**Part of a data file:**
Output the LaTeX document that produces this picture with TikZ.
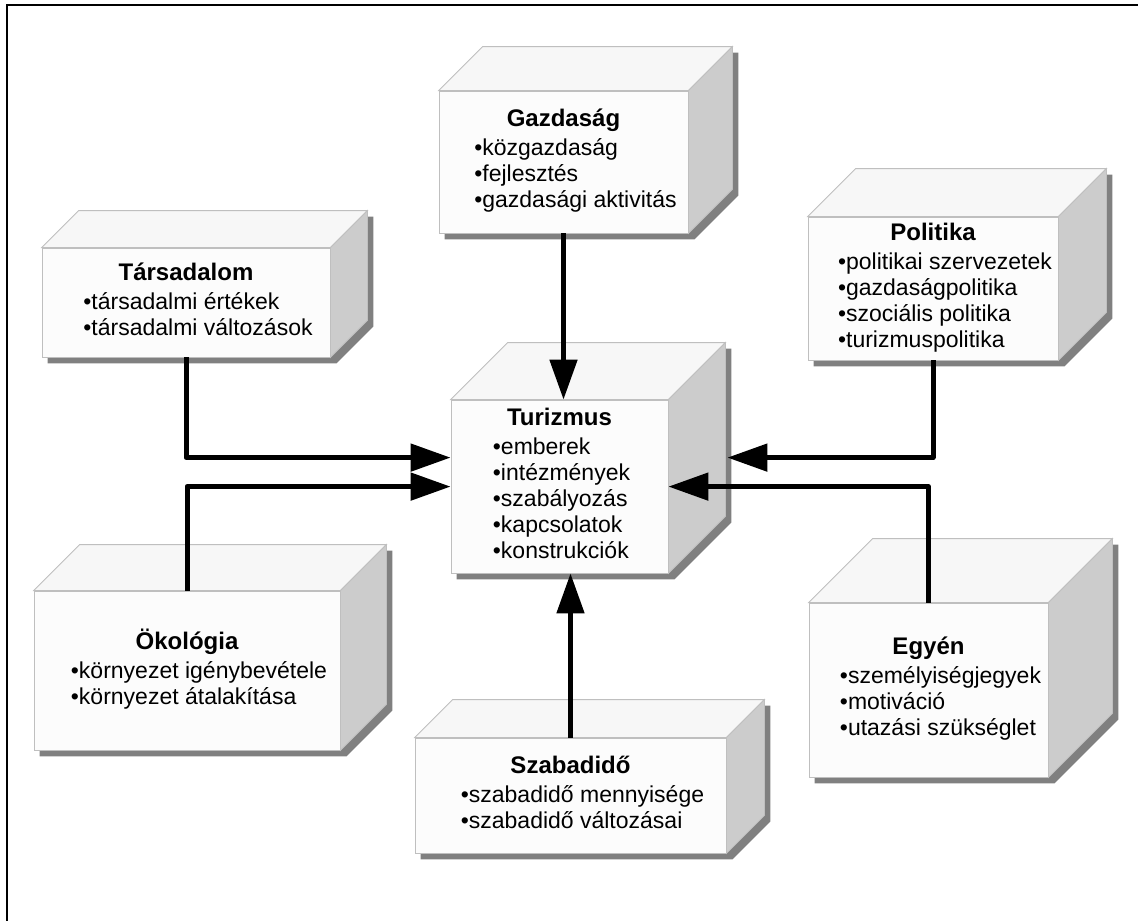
\documentclass[tikz,border=0pt]{standalone}
\usepackage{fontspec}
\setmainfont{Liberation Sans}
\usetikzlibrary{arrows.meta,backgrounds,calc}

% title centred over a bullet list that is pushed a little to the right
\newcommand{\cubetext}[2]{\begin{tabular}{@{\hspace{24pt}}l@{}}\multicolumn{1}{@{}c@{}}{\fontsize{24}{26}\selectfont\bfseries #1}\\[3pt] #2\end{tabular}}

\tikzset{
  cube/.style={draw=black!25, fill=black!1, line width=0.8pt, inner sep=0pt, font=\fontsize{23}{26}\selectfont},
  cubetop/.style={draw=black!25, fill=black!3, line width=0.8pt},
  cubeside/.style={draw=black!25, fill=black!20, line width=0.8pt},
  cubeshadow/.style={fill=black!50},
  link/.style={line width=5pt, line join=round, -{Triangle[length=40pt,width=27pt]}}
}

\begin{document}
\begin{tikzpicture}[x=1pt, y=-1pt]

\useasboundingbox (0,0) rectangle (1138,921);

\draw[line width=1.5pt] (7,921) -- (7,5) -- (1138,5);

\node[cube, minimum width=249pt, minimum height=142pt] (gazd) at (563.5,162)
  {\cubetext{Gazdaság}{•közgazdaság\\ •fejlesztés\\ •gazdasági aktivitás}};
\node[cube, minimum width=288pt, minimum height=109pt] (tars) at (186,302.5)
  {\cubetext{Társadalom}{•társadalmi értékek\\ •társadalmi változások}};
\node[cube, minimum width=217pt, minimum height=173pt] (turi) at (559.5,486.5)
  {\begin{tabular}{@{\hspace{4pt}}l@{}}\multicolumn{1}{@{}c@{}}{\fontsize{24}{26}\selectfont\bfseries Turizmus}\\[3pt] •emberek\\ •intézmények\\ •szabályozás\\ •kapcsolatok\\ •konstrukciók\end{tabular}};
\node[cube, minimum width=250pt, minimum height=143pt] (poli) at (933,288.5)
  {\cubetext{Politika}{•politikai szervezetek\\ •gazdaságpolitika\\ •szociális politika\\ •turizmuspolitika}};
\node[cube, minimum width=306pt, minimum height=159pt] (okol) at (187,670.5)
  {\cubetext{Ökológia}{•környezet igénybevétele\\ •környezet átalakítása}};
\node[cube, minimum width=239pt, minimum height=174pt] (egyen) at (928.5,690)
  {\cubetext{Egyén}{•személyiségjegyek\\ •motiváció\\ •utazási szükséglet}};
\node[cube, minimum width=311pt, minimum height=115pt] (szab) at (570.5,795.5)
  {\cubetext{Szabadidő}{•szabadidő mennyisége\\ •szabadidő változásai}};

% shadow, top and side of every box
\begin{scope}[on background layer]
\foreach \n/\dep in {gazd/44,tars/37,turi/57,poli/48,okol/46,egyen/64,szab/38}{
  \fill[cubeshadow] ($(\n.south west)+(6,6)$) -- ($(\n.north west)+(6,6)$)
    -- ($(\n.north west)+(\dep+6,6-\dep)$) -- ($(\n.north east)+(\dep+6,6-\dep)$)
    -- ($(\n.south east)+(\dep+6,6-\dep)$) -- ($(\n.south east)+(6,6)$) -- cycle;
  \draw[cubetop] (\n.north west) -- ($(\n.north west)+(\dep,-\dep)$)
    -- ($(\n.north east)+(\dep,-\dep)$) -- (\n.north east) -- cycle;
  \draw[cubeside] (\n.north east) -- ($(\n.north east)+(\dep,-\dep)$)
    -- ($(\n.south east)+(\dep,-\dep)$) -- (\n.south east) -- cycle;
}
\end{scope}

\coordinate (turi-w1) at ($(turi.north west)+(0,58)$);
\coordinate (turi-w2) at ($(turi.north west)+(0,87)$);
\coordinate (turi-e1) at ($(turi.north east)+(59,58)$);
\coordinate (turi-e2) at ($(turi.north east)+(0,87)$);

\draw[link] (gazd.south) -- (gazd.south |- turi.north);
\draw[link] (tars.south) |- (turi-w1);
\draw[link] (okol.north) |- (turi-w2);
\draw[link] (poli.south) |- (turi-e1);
\draw[link] (egyen.north) |- (turi-e2);
\draw[link] (szab.north) -- (szab.north |- turi.south);

\end{tikzpicture}
\end{document}
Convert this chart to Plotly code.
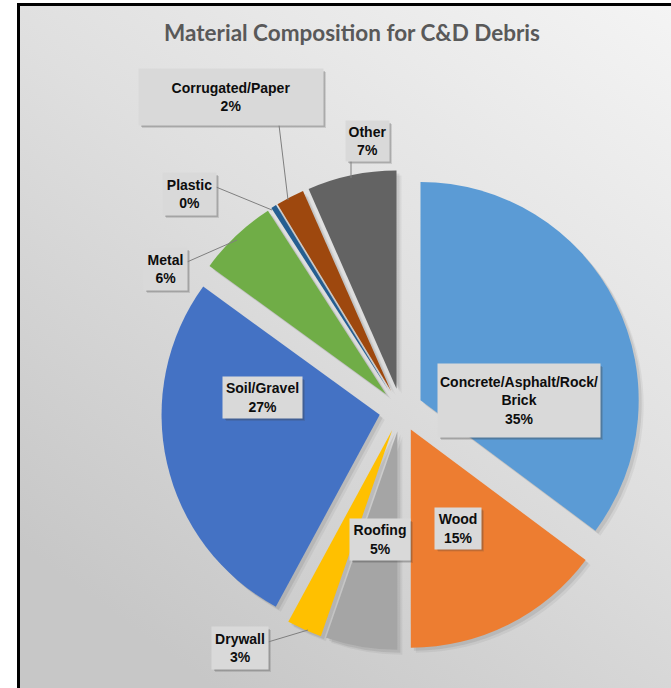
import base64
import plotly.graph_objects as go

# Share of total C&D debris by material (percent)
materials = ["Concrete/Asphalt/Rock/Brick", "Wood", "Roofing", "Drywall", "Soil/Gravel",
             "Metal", "Plastic", "Corrugated/Paper", "Other"]
shares = [35.2, 14.8, 5.3, 2.6, 27.1, 5.9, 0.4, 2.1, 6.6]
colors = ["#5B9BD5", "#ED7D31", "#A5A5A5", "#FFC000", "#4472C4",
          "#70AD47", "#255E91", "#9E480E", "#636363"]
# label text per slice (name may wrap)
label_names = ["Concrete/Asphalt/Rock/<br>Brick", "Wood", "Roofing", "Drywall", "Soil/Gravel",
               "Metal", "Plastic", "Corrugated/Paper", "Other"]

W, H = 671, 688


def px(x, y):
    return x / W, 1 - y / H


explode = [0.1] * len(shares)
dom_x = [161 / W, 641 / W]
dom_y = [1 - 650 / H, 1 - 170 / H]

fig = go.Figure()

# soft drop shadow under the slices
for dx, dy, alpha in [(5, 5, 0.05), (3, 3, 0.08)]:
    fig.add_trace(go.Pie(
        labels=materials, values=shares, sort=False, direction="clockwise", rotation=0,
        pull=explode, marker=dict(colors=[f"rgba(0,0,0,{alpha})"] * len(shares), line=dict(width=0)),
        textinfo="none", hoverinfo="skip", showlegend=False,
        domain=dict(x=[dom_x[0] + dx / W, dom_x[1] + dx / W], y=[dom_y[0] - dy / H, dom_y[1] - dy / H]),
    ))

fig.add_trace(go.Pie(
    labels=materials, values=shares, sort=False, direction="clockwise", rotation=0,
    pull=explode, marker=dict(colors=colors, line=dict(width=0)),
    textinfo="none", showlegend=False, domain=dict(x=dom_x, y=dom_y),
))

# data callout boxes: centre (px), box size (px)
boxes = {
    "Concrete/Asphalt/Rock/Brick": ((519, 400.5), (162, 73)),
    "Wood": ((458, 528), (46, 41)),
    "Roofing": ((380, 539.5), (60, 41)),
    "Drywall": ((240, 648), (56, 42)),
    "Soil/Gravel": ((262.5, 397.5), (79, 41)),
    "Metal": ((165.5, 269), (43, 42)),
    "Plastic": ((189.5, 194), (53, 42)),
    "Corrugated/Paper": ((231, 97), (184, 56)),
    "Other": ((367.5, 141), (43, 40)),
}
# leader lines from callout to slice (px)
leaders = {
    "Corrugated/Paper": ((279, 125), (288, 200)),
    "Other": ((351, 161), (351, 178)),
    "Plastic": ((216, 187), (272, 210)),
    "Metal": ((187, 262), (237, 240)),
    "Drywall": ((268, 642), (308, 630)),
}

label_font = dict(family="Liberation Sans, Arial, sans-serif", size=14, color="#0d0d0d")
annotations = []
shapes = []
for name, disp, val in zip(materials, label_names, shares):
    (cx, cy), (bw, bh) = boxes[name]
    x, y = px(cx, cy)
    # drop shadow behind the callout box
    for s, a in [(3, 0.16), (2, 0.22)]:
        x0, y0 = px(cx - bw / 2 + s, cy - bh / 2 + s)
        x1, y1 = px(cx + bw / 2 + s, cy + bh / 2 + s)
        shapes.append(dict(type="rect", xref="paper", yref="paper", x0=x0, y0=y0, x1=x1, y1=y1,
                           line=dict(width=0), fillcolor=f"rgba(60,60,60,{a})", layer="above"))
    annotations.append(dict(
        x=x, y=y, xref="paper", yref="paper", xanchor="center", yanchor="middle",
        showarrow=False, text=f"<b>{disp}<br>{val:.0f}%</b>", width=bw, height=bh, borderpad=0,
        font=label_font, bgcolor="#d9d9d9",
    ))
    if name in leaders:
        (lx0, ly0), (lx1, ly1) = leaders[name]
        p0, p1 = px(lx0, ly0), px(lx1, ly1)
        shapes.append(dict(type="line", xref="paper", yref="paper", x0=p0[0], y0=p0[1],
                           x1=p1[0], y1=p1[1], line=dict(color="#7f7f7f", width=1)))

# chart title
tx, ty = px(352, 33)
annotations.append(dict(
    x=tx, y=ty, xref="paper", yref="paper", xanchor="center", yanchor="middle", showarrow=False,
    text="<b>Material Composition for C&D Debris</b>",
    font=dict(family="Lato, Open Sans, sans-serif", size=22.5, color="#595959"),
))

# chart frame
fx, fy = px(18.5, 4.5)
shapes.append(dict(type="rect", xref="paper", yref="paper", x0=fx, y0=fy, x1=1.1, y1=-0.1,
                   line=dict(color="#000000", width=3), fillcolor="rgba(0,0,0,0)"))

# gradient chart-area fill
svg = ('<svg xmlns="http://www.w3.org/2000/svg" width="660" height="690" viewBox="0 0 660 690" '
       'preserveAspectRatio="none"><defs><linearGradient id="g" x1="1" y1="0" x2="0.3" y2="1">'
       '<stop offset="0" stop-color="#f4f4f4"/><stop offset="0.5" stop-color="#dfdfdf"/>'
       '<stop offset="1" stop-color="#c7c7c7"/></linearGradient></defs>'
       '<rect width="660" height="690" fill="url(#g)"/></svg>')
bg_uri = "data:image/svg+xml;base64," + base64.b64encode(svg.encode()).decode()

fig.update_layout(
    width=W, height=H, margin=dict(l=0, r=0, t=0, b=0),
    paper_bgcolor="#ffffff", plot_bgcolor="rgba(0,0,0,0)",
    showlegend=False, annotations=annotations, shapes=shapes,
    images=[dict(source=bg_uri, xref="paper", yref="paper", x=fx, y=fy,
                 sizex=1 - fx, sizey=fy, xanchor="left", yanchor="top",
                 sizing="stretch", layer="below")],
)

fig.write_html("out.html")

**YOUR OBJECTIVE:** Where a line above contains the word "chart", copy that line.

**TASK OUTPUT:**
Convert this chart to Plotly code.
# chart title
# chart frame
# gradient chart-area fill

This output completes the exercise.